**SHORT TASK:**
With pictures left out, retype the lines from the start of the records through the one that contains "annotations = []".

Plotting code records
········
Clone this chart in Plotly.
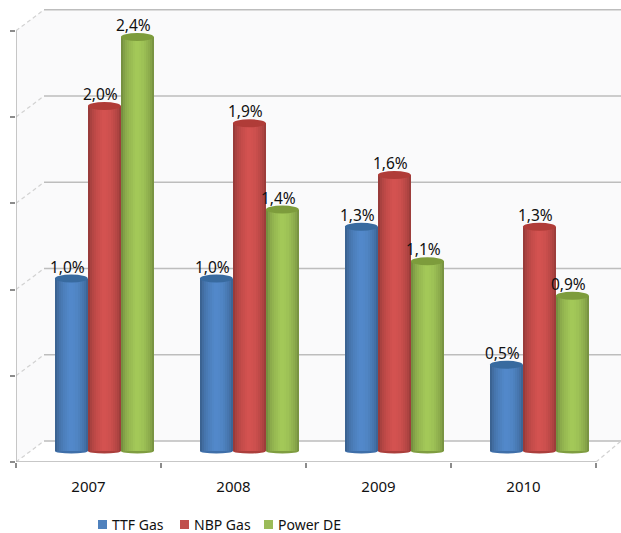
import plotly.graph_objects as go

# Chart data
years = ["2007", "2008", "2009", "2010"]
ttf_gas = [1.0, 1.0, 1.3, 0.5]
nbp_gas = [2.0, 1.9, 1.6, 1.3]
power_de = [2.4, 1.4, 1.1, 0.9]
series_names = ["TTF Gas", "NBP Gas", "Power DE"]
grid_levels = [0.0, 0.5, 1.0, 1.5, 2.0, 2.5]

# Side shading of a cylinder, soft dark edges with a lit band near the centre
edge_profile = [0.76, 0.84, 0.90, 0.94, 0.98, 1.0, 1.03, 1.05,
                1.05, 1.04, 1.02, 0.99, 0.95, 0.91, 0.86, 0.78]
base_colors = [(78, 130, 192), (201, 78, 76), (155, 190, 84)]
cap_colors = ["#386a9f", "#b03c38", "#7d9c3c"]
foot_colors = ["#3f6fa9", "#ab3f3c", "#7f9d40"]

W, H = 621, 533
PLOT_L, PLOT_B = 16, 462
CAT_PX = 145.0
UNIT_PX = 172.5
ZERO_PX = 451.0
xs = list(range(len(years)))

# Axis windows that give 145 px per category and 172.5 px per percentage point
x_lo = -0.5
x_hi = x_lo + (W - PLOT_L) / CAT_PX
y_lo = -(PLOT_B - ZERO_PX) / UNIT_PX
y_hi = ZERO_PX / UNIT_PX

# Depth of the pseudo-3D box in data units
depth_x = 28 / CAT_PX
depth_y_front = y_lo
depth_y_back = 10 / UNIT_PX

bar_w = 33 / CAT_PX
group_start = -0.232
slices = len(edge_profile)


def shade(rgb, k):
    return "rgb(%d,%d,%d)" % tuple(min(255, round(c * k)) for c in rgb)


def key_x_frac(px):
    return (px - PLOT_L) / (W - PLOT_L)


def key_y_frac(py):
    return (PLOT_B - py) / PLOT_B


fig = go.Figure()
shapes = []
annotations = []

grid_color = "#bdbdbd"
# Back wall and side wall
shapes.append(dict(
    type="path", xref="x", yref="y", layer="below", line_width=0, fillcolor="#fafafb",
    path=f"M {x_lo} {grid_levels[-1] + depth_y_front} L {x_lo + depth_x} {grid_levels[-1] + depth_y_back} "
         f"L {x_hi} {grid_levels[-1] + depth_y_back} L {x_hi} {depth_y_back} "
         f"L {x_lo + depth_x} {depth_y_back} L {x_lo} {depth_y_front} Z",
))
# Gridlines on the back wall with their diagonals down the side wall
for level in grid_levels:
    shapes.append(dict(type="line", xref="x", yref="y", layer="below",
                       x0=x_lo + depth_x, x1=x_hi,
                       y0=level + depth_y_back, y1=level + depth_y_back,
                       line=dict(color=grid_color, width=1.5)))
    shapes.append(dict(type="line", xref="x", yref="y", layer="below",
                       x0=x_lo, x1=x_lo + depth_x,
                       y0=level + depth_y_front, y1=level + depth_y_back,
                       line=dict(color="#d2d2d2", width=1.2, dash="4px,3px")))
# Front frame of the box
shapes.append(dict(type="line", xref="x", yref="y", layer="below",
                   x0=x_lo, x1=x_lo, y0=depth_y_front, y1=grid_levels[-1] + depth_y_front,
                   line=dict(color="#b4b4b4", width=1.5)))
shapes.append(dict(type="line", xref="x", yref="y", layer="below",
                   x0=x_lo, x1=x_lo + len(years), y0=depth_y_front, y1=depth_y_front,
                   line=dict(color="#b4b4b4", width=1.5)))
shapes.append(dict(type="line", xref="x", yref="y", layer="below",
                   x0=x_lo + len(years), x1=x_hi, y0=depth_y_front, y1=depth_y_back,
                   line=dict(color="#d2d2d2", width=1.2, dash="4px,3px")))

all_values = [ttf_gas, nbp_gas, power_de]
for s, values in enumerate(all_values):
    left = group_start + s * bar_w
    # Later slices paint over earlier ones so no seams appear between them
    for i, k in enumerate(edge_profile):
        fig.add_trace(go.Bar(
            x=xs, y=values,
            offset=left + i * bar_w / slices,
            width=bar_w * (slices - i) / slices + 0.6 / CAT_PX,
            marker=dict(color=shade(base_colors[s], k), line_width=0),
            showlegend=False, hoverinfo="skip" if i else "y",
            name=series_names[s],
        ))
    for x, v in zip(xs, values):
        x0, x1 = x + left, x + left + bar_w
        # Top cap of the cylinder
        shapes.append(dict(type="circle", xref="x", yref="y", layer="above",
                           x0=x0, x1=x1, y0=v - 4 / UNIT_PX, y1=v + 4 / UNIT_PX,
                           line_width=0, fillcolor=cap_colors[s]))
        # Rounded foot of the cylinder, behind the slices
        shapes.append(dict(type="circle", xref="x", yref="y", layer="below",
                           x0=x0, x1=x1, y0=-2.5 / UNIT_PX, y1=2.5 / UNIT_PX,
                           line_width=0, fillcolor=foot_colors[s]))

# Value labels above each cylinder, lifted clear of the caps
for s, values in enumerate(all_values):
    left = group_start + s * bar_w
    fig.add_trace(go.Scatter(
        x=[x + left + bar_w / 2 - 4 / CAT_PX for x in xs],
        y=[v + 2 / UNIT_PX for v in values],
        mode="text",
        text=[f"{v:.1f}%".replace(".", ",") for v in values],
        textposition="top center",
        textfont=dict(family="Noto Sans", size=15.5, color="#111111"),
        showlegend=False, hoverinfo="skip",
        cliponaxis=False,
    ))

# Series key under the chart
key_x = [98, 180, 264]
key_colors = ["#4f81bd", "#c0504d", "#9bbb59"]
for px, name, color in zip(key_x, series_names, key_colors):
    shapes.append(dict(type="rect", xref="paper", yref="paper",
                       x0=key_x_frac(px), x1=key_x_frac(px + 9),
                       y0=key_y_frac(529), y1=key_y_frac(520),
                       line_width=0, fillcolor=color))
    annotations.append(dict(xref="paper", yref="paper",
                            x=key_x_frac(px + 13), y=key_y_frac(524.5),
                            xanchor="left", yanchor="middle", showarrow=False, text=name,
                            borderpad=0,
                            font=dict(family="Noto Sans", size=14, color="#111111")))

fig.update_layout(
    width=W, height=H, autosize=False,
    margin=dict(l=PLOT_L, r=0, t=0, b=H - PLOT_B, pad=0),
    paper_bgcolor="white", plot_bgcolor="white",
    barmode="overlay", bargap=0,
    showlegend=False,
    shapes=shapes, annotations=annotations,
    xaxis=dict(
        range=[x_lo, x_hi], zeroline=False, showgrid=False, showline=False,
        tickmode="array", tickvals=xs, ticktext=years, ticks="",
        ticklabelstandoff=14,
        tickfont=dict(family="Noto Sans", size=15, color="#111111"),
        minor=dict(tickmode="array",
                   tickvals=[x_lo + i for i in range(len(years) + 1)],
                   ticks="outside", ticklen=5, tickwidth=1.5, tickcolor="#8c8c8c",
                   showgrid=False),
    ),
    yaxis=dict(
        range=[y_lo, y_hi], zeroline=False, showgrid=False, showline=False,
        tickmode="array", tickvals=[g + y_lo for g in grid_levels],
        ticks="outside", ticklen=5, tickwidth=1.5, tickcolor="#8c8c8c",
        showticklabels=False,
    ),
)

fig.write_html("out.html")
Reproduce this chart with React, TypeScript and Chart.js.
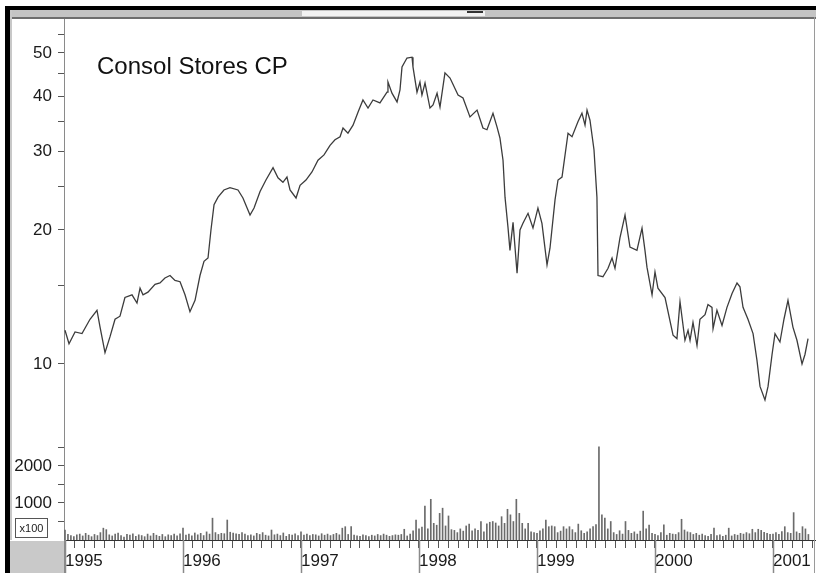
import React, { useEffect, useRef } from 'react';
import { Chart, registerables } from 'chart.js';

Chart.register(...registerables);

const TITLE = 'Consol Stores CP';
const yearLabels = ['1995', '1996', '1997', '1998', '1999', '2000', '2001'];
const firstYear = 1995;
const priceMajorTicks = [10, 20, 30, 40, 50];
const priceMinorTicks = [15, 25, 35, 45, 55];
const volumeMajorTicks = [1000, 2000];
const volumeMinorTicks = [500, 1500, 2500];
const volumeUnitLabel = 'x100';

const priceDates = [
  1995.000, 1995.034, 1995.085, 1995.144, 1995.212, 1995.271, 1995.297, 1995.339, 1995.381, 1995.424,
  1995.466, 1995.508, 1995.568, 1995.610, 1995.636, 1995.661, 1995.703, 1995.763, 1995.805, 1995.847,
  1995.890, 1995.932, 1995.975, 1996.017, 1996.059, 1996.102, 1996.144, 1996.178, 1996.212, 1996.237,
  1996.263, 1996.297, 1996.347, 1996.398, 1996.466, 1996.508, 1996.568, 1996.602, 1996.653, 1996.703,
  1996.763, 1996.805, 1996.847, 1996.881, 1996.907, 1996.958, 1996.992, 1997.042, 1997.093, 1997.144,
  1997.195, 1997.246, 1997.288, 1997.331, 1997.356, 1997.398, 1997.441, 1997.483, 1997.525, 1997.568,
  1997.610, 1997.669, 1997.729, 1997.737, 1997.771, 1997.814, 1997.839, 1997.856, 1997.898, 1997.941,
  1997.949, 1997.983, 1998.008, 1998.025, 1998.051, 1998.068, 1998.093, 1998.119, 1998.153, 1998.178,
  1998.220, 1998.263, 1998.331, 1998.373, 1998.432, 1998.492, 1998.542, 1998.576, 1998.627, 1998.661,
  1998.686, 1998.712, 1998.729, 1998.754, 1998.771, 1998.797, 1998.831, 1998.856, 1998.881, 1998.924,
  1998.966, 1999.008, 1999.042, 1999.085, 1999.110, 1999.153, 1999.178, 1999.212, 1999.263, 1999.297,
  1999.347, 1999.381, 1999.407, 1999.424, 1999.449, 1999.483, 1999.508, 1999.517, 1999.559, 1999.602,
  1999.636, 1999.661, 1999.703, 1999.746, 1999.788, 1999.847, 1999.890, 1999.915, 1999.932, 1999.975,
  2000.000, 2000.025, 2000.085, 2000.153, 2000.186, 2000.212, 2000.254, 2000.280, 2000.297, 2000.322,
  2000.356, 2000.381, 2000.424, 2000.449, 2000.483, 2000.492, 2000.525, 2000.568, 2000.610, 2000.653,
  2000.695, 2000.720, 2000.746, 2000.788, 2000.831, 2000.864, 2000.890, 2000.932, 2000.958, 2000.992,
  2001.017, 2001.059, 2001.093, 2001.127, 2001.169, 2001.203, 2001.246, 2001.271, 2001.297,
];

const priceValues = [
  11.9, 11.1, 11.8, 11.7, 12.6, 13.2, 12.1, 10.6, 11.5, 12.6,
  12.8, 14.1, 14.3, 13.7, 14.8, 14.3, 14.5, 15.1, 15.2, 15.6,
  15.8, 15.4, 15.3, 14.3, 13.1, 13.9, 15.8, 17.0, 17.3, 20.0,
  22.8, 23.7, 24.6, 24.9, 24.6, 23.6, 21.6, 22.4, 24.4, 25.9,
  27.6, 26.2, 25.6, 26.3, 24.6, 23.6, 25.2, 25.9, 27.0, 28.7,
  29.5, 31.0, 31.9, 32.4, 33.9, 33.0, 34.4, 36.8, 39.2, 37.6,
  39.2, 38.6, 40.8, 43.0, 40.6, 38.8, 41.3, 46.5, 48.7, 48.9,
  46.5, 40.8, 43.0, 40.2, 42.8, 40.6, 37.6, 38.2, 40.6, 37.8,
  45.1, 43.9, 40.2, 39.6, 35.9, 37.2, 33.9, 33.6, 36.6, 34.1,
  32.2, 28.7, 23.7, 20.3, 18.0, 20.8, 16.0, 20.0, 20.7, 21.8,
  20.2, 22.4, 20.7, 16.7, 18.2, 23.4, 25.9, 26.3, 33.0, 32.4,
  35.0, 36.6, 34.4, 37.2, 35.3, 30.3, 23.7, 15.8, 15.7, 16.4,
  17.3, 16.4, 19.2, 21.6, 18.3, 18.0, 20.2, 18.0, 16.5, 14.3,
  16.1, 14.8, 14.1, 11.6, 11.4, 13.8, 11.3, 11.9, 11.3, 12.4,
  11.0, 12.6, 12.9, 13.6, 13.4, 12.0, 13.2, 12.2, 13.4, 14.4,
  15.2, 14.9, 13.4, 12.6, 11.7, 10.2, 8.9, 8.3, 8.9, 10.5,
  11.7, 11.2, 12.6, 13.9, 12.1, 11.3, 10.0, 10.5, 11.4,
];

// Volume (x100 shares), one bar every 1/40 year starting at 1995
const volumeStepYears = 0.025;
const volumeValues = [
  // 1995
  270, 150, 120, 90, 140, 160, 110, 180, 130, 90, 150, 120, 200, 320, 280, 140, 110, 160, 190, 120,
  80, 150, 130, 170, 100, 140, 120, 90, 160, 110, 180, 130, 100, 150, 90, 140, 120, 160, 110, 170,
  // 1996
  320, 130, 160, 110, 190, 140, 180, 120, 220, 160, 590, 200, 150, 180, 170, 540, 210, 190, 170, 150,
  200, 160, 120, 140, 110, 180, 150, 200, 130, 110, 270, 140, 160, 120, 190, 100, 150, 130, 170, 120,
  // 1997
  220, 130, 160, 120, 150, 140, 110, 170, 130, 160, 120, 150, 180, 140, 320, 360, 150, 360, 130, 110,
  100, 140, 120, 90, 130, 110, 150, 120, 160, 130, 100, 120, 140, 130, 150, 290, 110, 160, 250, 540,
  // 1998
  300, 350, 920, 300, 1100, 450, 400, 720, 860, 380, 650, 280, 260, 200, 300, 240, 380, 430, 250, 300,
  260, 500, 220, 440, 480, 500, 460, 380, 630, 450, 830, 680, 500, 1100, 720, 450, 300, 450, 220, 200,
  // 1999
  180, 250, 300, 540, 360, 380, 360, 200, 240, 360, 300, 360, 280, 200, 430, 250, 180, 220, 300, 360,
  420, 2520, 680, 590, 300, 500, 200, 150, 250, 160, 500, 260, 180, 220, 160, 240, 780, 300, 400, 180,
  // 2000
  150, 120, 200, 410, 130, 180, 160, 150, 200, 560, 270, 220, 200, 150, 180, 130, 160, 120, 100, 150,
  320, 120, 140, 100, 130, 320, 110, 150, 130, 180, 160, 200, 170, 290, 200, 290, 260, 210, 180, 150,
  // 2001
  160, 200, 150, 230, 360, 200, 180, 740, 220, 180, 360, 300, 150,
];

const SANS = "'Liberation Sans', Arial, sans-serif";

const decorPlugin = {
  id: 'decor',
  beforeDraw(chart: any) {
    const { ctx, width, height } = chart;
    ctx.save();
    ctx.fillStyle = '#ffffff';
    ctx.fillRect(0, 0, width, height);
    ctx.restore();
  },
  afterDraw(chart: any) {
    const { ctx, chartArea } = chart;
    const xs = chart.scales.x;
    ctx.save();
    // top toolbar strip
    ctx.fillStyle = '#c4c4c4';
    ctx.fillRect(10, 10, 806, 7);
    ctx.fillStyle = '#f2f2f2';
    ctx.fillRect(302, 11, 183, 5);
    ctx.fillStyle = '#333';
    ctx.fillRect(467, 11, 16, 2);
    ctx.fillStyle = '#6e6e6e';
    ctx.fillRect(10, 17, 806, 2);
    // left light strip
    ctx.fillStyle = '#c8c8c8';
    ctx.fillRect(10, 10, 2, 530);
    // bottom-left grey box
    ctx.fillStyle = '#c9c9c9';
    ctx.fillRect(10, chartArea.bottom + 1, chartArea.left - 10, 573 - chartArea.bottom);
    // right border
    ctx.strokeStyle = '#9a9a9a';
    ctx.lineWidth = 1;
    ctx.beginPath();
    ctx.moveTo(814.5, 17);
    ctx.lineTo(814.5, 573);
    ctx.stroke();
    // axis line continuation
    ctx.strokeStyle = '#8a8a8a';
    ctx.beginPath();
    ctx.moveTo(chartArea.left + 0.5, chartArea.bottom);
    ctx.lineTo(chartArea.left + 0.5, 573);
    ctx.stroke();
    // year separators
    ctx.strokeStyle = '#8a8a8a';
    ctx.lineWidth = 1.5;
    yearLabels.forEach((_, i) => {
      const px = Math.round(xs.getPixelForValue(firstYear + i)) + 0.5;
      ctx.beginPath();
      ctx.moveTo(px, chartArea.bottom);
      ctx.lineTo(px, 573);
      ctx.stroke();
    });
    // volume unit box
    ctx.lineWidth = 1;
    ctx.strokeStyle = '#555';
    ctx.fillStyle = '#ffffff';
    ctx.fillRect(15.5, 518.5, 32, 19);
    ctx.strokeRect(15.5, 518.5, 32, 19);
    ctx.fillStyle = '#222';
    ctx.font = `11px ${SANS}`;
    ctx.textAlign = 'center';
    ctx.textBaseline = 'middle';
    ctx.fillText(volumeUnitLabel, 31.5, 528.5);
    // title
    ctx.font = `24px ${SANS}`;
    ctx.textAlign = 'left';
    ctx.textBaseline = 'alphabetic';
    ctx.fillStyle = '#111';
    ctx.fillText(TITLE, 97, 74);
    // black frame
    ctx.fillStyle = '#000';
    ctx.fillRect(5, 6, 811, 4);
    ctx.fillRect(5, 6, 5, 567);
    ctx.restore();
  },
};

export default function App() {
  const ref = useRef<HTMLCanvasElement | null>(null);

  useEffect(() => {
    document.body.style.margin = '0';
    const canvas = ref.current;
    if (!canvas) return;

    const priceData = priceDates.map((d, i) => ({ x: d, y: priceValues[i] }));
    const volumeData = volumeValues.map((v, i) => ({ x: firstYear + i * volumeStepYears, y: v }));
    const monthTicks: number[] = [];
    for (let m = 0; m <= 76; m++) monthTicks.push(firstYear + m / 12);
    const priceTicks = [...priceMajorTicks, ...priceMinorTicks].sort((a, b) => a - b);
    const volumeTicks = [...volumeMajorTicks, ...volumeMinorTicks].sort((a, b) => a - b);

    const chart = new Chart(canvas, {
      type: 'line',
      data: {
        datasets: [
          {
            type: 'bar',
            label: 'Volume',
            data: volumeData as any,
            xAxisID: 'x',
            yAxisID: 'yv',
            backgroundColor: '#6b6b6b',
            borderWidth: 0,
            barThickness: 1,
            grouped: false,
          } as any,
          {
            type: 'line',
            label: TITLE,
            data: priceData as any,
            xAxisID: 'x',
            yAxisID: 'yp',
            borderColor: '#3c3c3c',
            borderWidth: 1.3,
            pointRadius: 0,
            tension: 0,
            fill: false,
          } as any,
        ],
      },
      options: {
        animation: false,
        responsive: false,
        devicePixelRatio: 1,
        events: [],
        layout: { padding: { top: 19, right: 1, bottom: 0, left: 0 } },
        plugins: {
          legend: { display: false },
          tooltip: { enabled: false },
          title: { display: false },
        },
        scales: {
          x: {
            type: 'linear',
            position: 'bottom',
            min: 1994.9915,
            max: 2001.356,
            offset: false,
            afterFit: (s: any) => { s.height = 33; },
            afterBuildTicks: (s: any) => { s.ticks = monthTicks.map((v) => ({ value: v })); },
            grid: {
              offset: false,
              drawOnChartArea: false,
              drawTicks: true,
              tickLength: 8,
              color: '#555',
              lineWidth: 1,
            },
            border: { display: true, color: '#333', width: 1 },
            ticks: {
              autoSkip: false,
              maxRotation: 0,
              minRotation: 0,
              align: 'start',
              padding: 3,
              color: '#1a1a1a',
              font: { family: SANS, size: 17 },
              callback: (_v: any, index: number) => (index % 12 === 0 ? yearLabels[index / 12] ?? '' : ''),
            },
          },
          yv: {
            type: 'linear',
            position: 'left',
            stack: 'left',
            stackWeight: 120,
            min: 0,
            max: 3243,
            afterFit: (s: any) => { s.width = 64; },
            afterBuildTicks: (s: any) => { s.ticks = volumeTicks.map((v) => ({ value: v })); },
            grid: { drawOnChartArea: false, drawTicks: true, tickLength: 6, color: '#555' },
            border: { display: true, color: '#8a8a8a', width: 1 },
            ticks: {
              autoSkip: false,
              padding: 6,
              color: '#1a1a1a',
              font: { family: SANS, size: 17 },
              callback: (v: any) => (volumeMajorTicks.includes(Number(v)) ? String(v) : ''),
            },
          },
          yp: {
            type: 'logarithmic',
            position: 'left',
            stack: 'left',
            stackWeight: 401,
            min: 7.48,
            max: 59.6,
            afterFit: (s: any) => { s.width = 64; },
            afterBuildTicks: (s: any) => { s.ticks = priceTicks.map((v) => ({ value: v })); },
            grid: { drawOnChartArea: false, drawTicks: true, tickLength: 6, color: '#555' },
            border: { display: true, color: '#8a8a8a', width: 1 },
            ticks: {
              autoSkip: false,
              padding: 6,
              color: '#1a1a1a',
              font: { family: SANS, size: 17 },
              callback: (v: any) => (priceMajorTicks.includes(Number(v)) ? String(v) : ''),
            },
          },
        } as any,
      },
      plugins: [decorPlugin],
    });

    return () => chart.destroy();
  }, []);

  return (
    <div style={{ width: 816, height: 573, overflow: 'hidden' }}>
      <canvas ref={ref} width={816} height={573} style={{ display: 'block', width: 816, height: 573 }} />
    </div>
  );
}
········
**RESPONSE FOR THIS EXERCISE:**
Clone this chart in Plotly.
import plotly.graph_objects as go

# Chart data
years = ["2007", "2008", "2009", "2010"]
ttf_gas = [1.0, 1.0, 1.3, 0.5]
nbp_gas = [2.0, 1.9, 1.6, 1.3]
power_de = [2.4, 1.4, 1.1, 0.9]
series_names = ["TTF Gas", "NBP Gas", "Power DE"]
grid_levels = [0.0, 0.5, 1.0, 1.5, 2.0, 2.5]

# Side shading of a cylinder, soft dark edges with a lit band near the centre
edge_profile = [0.76, 0.84, 0.90, 0.94, 0.98, 1.0, 1.03, 1.05,
                1.05, 1.04, 1.02, 0.99, 0.95, 0.91, 0.86, 0.78]
base_colors = [(78, 130, 192), (201, 78, 76), (155, 190, 84)]
cap_colors = ["#386a9f", "#b03c38", "#7d9c3c"]
foot_colors = ["#3f6fa9", "#ab3f3c", "#7f9d40"]

W, H = 621, 533
PLOT_L, PLOT_B = 16, 462
CAT_PX = 145.0
UNIT_PX = 172.5
ZERO_PX = 451.0
xs = list(range(len(years)))

# Axis windows that give 145 px per category and 172.5 px per percentage point
x_lo = -0.5
x_hi = x_lo + (W - PLOT_L) / CAT_PX
y_lo = -(PLOT_B - ZERO_PX) / UNIT_PX
y_hi = ZERO_PX / UNIT_PX

# Depth of the pseudo-3D box in data units
depth_x = 28 / CAT_PX
depth_y_front = y_lo
depth_y_back = 10 / UNIT_PX

bar_w = 33 / CAT_PX
group_start = -0.232
slices = len(edge_profile)


def shade(rgb, k):
    return "rgb(%d,%d,%d)" % tuple(min(255, round(c * k)) for c in rgb)


def key_x_frac(px):
    return (px - PLOT_L) / (W - PLOT_L)


def key_y_frac(py):
    return (PLOT_B - py) / PLOT_B


fig = go.Figure()
shapes = []
annotations = []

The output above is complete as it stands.